Background: PD-(D/E)XK nucleases constitute a large and highly diverse superfamily of enzymes that display little sequence similarity despite retaining a common core fold and a few critical active site residues. This makes identification of new PD-(D/E)XK nuclease families a challenging task as they usually escape detection with standard sequence-based methods. We developed a modified transitive meta profile search approach and to consider the structural diversity of PD-(D/E)XK nuclease fold more thoroughly we analyzed also lower than threshold Meta-BASIC hits to select potentially correct predictions placed among unreliable or incorrect ones.
Results: Application of a modified transitive Meta-BASIC searches on updated PFAM families and PDB structures resulted in detection of five new PD-(D/E)XK nuclease families encompassing hundreds of so far uncharacterized and poorly annotated proteins.
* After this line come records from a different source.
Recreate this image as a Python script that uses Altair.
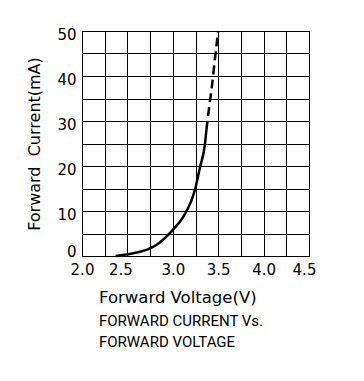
import altair as alt
import pandas as pd

# Solid (measured) part of the curve
solid_v = [2.37, 2.45, 2.565, 2.65, 2.75, 2.85, 3.0, 3.115, 3.245, 3.30, 3.355, 3.37]
solid_i = [0.0, 0.2, 0.6, 1.0, 1.7, 2.9, 5.8, 8.7, 14.8, 19.8, 25.0, 28.0]
# Dashed (extrapolated) part
dash_v = [3.37, 3.40, 3.43, 3.465, 3.50]
dash_i = [28.0, 33.0, 37.6, 44.0, 50.0]

x_grid = [2.0, 2.25, 2.5, 2.75, 3.0, 3.25, 3.5, 3.75, 4.0, 4.25, 4.5]
y_grid = [0, 5, 10, 15, 20, 25, 30, 35, 40, 45, 50]
caption = ["Forward Voltage(V)", "FORWARD CURRENT Vs.", "FORWARD VOLTAGE"]
caption_y = [267, 290, 311]
caption_font = ["DejaVu Sans", "Roboto", "Roboto"]
caption_size = [16.5, 15, 15]

FONT = "DejaVu Sans"

df_solid = pd.DataFrame({"V": solid_v, "I": solid_i})
df_dash = pd.DataFrame({"V": dash_v, "I": dash_i})

xs = alt.Scale(domain=[2.0, 4.5], nice=False, zero=False)
ys = alt.Scale(domain=[0, 50], nice=False)

xaxis = alt.Axis(values=x_grid, grid=True, ticks=False, domain=False,
                 labelExpr="(round(datum.value*100) % 50 == 0) ? format(datum.value, '.1f') : ''",
                 labelFont=FONT, labelFontSize=15, labelColor="black", labelPadding=6,
                 labelOffset=alt.ExprRef(expr="datum.value == 2.5 ? -7 : (datum.value == 4.5 ? -5 : 0)"),
                 gridColor="black", gridOpacity=1, gridWidth=1, title=None, labelFlush=False,
                 labelOverlap=False)
yaxis = alt.Axis(values=y_grid, grid=True, ticks=False, domain=False,
                 labelExpr="(datum.value % 10 == 0) ? datum.label : ''",
                 labelFont=FONT, labelFontSize=15, labelColor="black", labelPadding=6,
                 labelOffset=alt.ExprRef(expr="datum.value == 0 ? -5 : 3"),
                 gridColor="black", gridOpacity=1, gridWidth=1,
                 title="Forward\u00a0 Current(mA)", titleFont=FONT, titleFontSize=16,
                 titleFontWeight="normal", titleColor="black", titlePadding=14,
                 labelFlush=False, labelOverlap=False)

solid = alt.Chart(df_solid).mark_line(color="black", strokeWidth=2.5, interpolate="monotone").encode(
    x=alt.X("V:Q", scale=xs, axis=xaxis),
    y=alt.Y("I:Q", scale=ys, axis=yaxis),
)
dashed = alt.Chart(df_dash).mark_line(color="black", strokeWidth=2.5, strokeDash=[9, 5],
                                      interpolate="monotone").encode(
    x=alt.X("V:Q", scale=xs, axis=xaxis),
    y=alt.Y("I:Q", scale=ys, axis=yaxis),
)

layers = [solid, dashed]
for txt, yy, fnt, fs in zip(caption, caption_y, caption_font, caption_size):
    layers.append(
        alt.Chart(pd.DataFrame({"t": [txt]})).mark_text(
            align="left", baseline="middle", font=fnt, fontSize=fs, color="black", clip=False
        ).encode(x=alt.value(17), y=alt.value(yy), text="t:N")
    )

chart = alt.layer(*layers).properties(
    width=227, height=225,
    autosize=alt.AutoSizeParams(type="none"),
    padding={"left": 74, "top": 23, "right": 40, "bottom": 110},
).configure_view(stroke="black", strokeWidth=1.5).configure(background="white")

chart.save("out.html", embed_options={"renderer": "svg", "actions": False})
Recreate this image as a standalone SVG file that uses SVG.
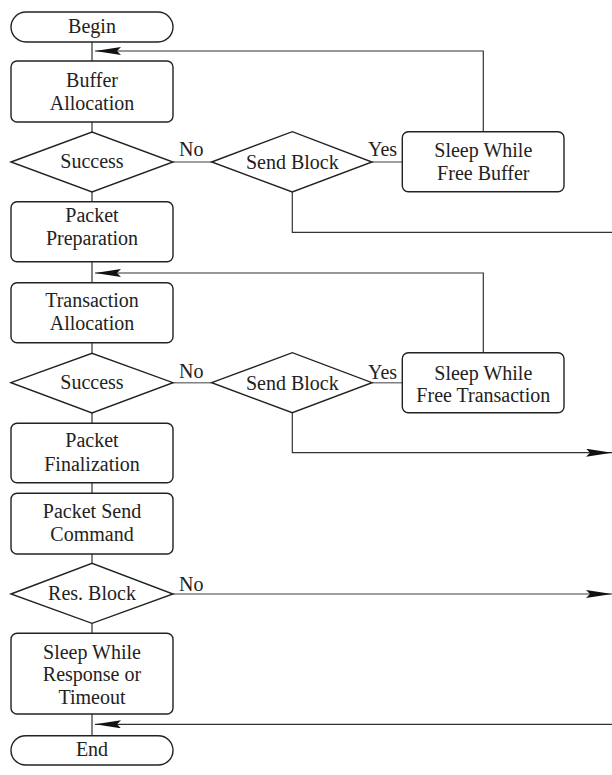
<svg xmlns="http://www.w3.org/2000/svg" width="612" height="775" viewBox="0 0 612 775">
<defs>
<marker id="ah" markerUnits="userSpaceOnUse" markerWidth="26" markerHeight="10" refX="26" refY="4" orient="auto">
<path d="M0,0 L26,4 L0,8 L4,4 Z" fill="#111"/>
</marker>
</defs>
<g id="connectors" fill="none">
<path stroke="#333" stroke-width="1.2" d="M92,42 V61 M92,122 V132 M92,192 V201.7 M92,261.7 V282.7 M92,342.7 V353.3 M92,413 V423.3 M92,482.7 V493.3 M92,554 V563.3 M92,623.3 V633.3 M92,714 V735.7"/>
<path stroke="#808080" stroke-width="1.4" d="M173,162 H211.7 M372,162 H402.3 M173,382.7 H211.7 M372,382.7 H402.3"/>
<g stroke="#333" stroke-width="1.2">
<path d="M483.3,131.7 V51 H95" marker-end="url(#ah)"/>
<path d="M292.3,192 V232.3 H612"/>
<path d="M483.3,352.7 V273 H95" marker-end="url(#ah)"/>
<path d="M292.3,412.7 V452.7 H612" marker-end="url(#ah)"/>
<path d="M612,724.3 H95" marker-end="url(#ah)"/>
</g>
<path stroke="#808080" stroke-width="1.4" d="M173,594 H612" marker-end="url(#ah)"/>
</g>
<g id="nodes" fill="#fff" stroke="#222" stroke-width="1.4">
<rect id="begin" x="11" y="12" width="162" height="30" rx="15"/>
<rect id="buffer-allocation" x="11" y="61" width="162" height="61" rx="6"/>
<polygon id="success1" points="11,162 92,132 173,162 92,192"/>
<polygon id="send-block1" points="211.7,162 292.3,131.7 372,162 292.3,192"/>
<rect id="sleep-free-buffer" x="402.3" y="131.7" width="161.7" height="60" rx="6"/>
<rect id="packet-preparation" x="11" y="201.7" width="162" height="60" rx="6"/>
<rect id="transaction-allocation" x="11" y="282.7" width="162" height="60" rx="6"/>
<polygon id="success2" points="11,382.7 92,353.3 173,382.7 92,413"/>
<polygon id="send-block2" points="211.7,382.7 292.3,352.7 372,382.7 292.3,412.7"/>
<rect id="sleep-free-transaction" x="402.3" y="352.7" width="161.7" height="60" rx="6"/>
<rect id="packet-finalization" x="11" y="423.3" width="162" height="59.4" rx="6"/>
<rect id="packet-send-command" x="11" y="493.3" width="162" height="60.7" rx="6"/>
<polygon id="res-block" points="11,594 92,563.3 173,594 92,623.3"/>
<rect id="sleep-response" x="11" y="633.3" width="162" height="80.7" rx="6"/>
<rect id="end" x="11" y="735.7" width="162" height="29.3" rx="14.6"/>
</g>
<g id="texts" font-family="Times New Roman, Liberation Serif, serif" font-size="20" fill="#222">
<text x="179" y="156">No</text>
<text x="368" y="156">Yes</text>
<text x="179" y="378">No</text>
<text x="368" y="379">Yes</text>
<text x="179" y="591">No</text>
<g text-anchor="middle">
<text x="92" y="33">Begin</text>
<text x="92" y="87">Buffer</text>
<text x="92" y="110">Allocation</text>
<text x="92" y="168">Success</text>
<text x="292.3" y="169">Send Block</text>
<text x="483.3" y="157">Sleep While</text>
<text x="483.3" y="180">Free Buffer</text>
<text x="92" y="222">Packet</text>
<text x="92" y="245">Preparation</text>
<text x="92" y="307">Transaction</text>
<text x="92" y="329.5">Allocation</text>
<text x="92" y="389">Success</text>
<text x="292.3" y="389.5">Send Block</text>
<text x="483.3" y="379.5">Sleep While</text>
<text x="483.3" y="402">Free Transaction</text>
<text x="92" y="447">Packet</text>
<text x="92" y="471">Finalization</text>
<text x="92" y="517.5">Packet Send</text>
<text x="92" y="541">Command</text>
<text x="92" y="600">Res. Block</text>
<text x="92" y="658.5">Sleep While</text>
<text x="92" y="681">Response or</text>
<text x="92" y="703.5">Timeout</text>
<text x="92" y="756">End</text>
</g>
</g>
</svg>
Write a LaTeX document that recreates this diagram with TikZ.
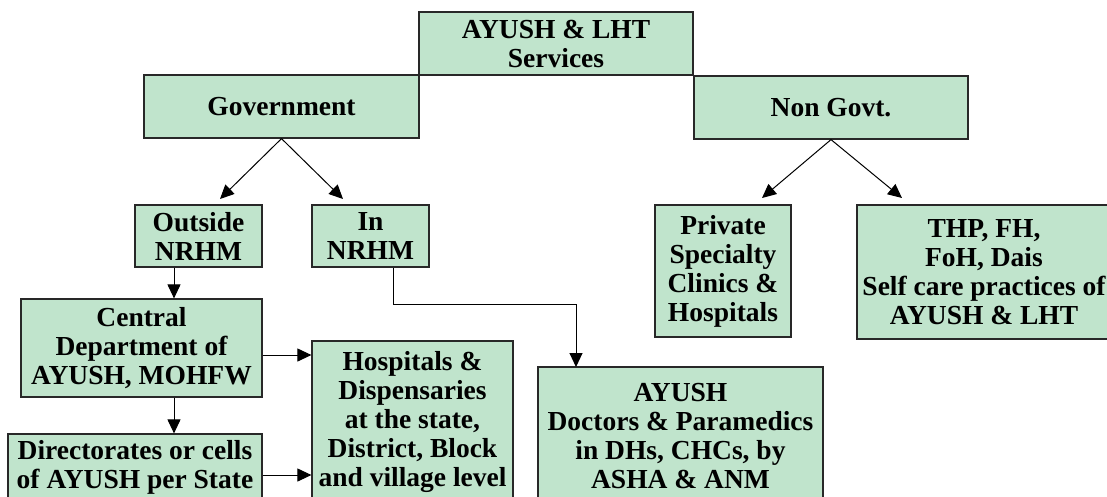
\documentclass[tikz,border=0pt]{standalone}
\usepackage{fontspec}
\setmainfont{Liberation Serif}
\usetikzlibrary{arrows.meta}
\definecolor{boxgreen}{RGB}{192,228,204}
\definecolor{boxline}{RGB}{40,40,40}
\tikzset{
  box/.style={draw=boxline, fill=boxgreen, line width=1.2pt, align=center,
    inner sep=0pt, font=\fontsize{27.5}{29}\selectfont\rmfamily\bfseries},
  arr/.style={draw=black, line width=1pt, -{Triangle[length=14pt,width=13pt]}},
  plain/.style={draw=black, line width=1pt}
}
\begin{document}
\begin{tikzpicture}[x=1pt,y=-1pt]
\useasboundingbox (0,0) rectangle (1107,496);
\clip (0,0) rectangle (1107,496);
% nodes
\node[box, minimum width=274pt, minimum height=63pt] (top) at (556,43.5) {AYUSH \& LHT\\Services};
\node[box, minimum width=275pt, minimum height=63pt] (gov) at (281.5,106.5) {Government};
\node[box, minimum width=274pt, minimum height=63pt] (ngo) at (831,107.5) {Non Govt.};
\node[box, minimum width=127pt, minimum height=62pt] (outside) at (198.5,236) {Outside\\NRHM};
\node[box, minimum width=117pt, minimum height=62pt] (in) at (370.5,236) {In\\NRHM};
\node[box, minimum width=136pt, minimum height=132pt] (private) at (723,271) {Private\\Specialty\\Clinics \&\\Hospitals};
\node[box, minimum width=254pt, minimum height=134pt] (thp) at (984,272) {THP, FH,\\FoH, Dais\\Self care practices of\\AYUSH \& LHT};
\node[box, minimum width=241pt, minimum height=98pt] (central) at (141.5,348) {Central\\Department of\\AYUSH, MOHFW};
\node[box, minimum width=254pt, minimum height=67pt] (dir) at (135,467.5) {Directorates or cells\\of AYUSH per State};
\node[box, minimum width=201pt, minimum height=162pt] (hosp) at (412.5,422) {Hospitals \&\\Dispensaries\\at the state,\\District, Block\\and village level};
\node[box, minimum width=285pt, minimum height=138pt] (doc) at (680.5,436) {AYUSH\\Doctors \& Paramedics\\in DHs, CHCs, by\\ASHA \& ANM};
% free ends
\coordinate (g1) at (220,199);
\coordinate (g2) at (343,199);
\coordinate (n1) at (762,198);
\coordinate (n2) at (902,198);
\coordinate (v1) at (174,0);
\coordinate (d1) at (576,367);
% connectors
\draw[arr] (gov.south) -- (g1);
\draw[arr] (gov.south) -- (g2);
\draw[arr] (ngo.south) -- (n1);
\draw[arr] (ngo.south) -- (n2);
\draw[arr] (outside.south -| v1) -- (central.north -| v1);
\draw[arr] (central.south -| v1) -- (dir.north -| v1);
\draw[arr] ([yshift=-7pt]central.east) -- ([yshift=-7pt]central.east -| hosp.west);
\draw[arr] ([yshift=-7.5pt]dir.east) -- ([yshift=-7.5pt]dir.east -| hosp.west);
\draw[arr] ([xshift=22.5pt]in.south) -- ++(0,37) -| (d1);
\end{tikzpicture}
\end{document}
These include four families catalogued in PFAM database as domains of unknown function (DUF506, DUF524, DUF1626 and DUF1703) and YhgA-like family of putative transposases. Three of these families represent extremely distant homologs (DUF506, DUF524, and YhgA-like), while two are newly defined in updated database (DUF1626 and DUF1703). In addition, we also confidently identified an extended AAA-ATPase domain in the N-terminal region of DUF1703 family proteins.
Conclusion: Obtained results suggest that detailed analysis of below threshold Meta-BASIC hits may push limits further for distant homology detection in the 'midnight zone' of homology. All identified families conserve the core evolutionary fold, secondary structure and hydrophobic patterns common to existing PD-(D/E)XK nucleases and maintain critical active site motifs that contribute to nucleic acid cleavage. Further experimental investigations should address the predicted activity and clarify potential substrates providing further insight into detailed biological role of these newly detected nucleases.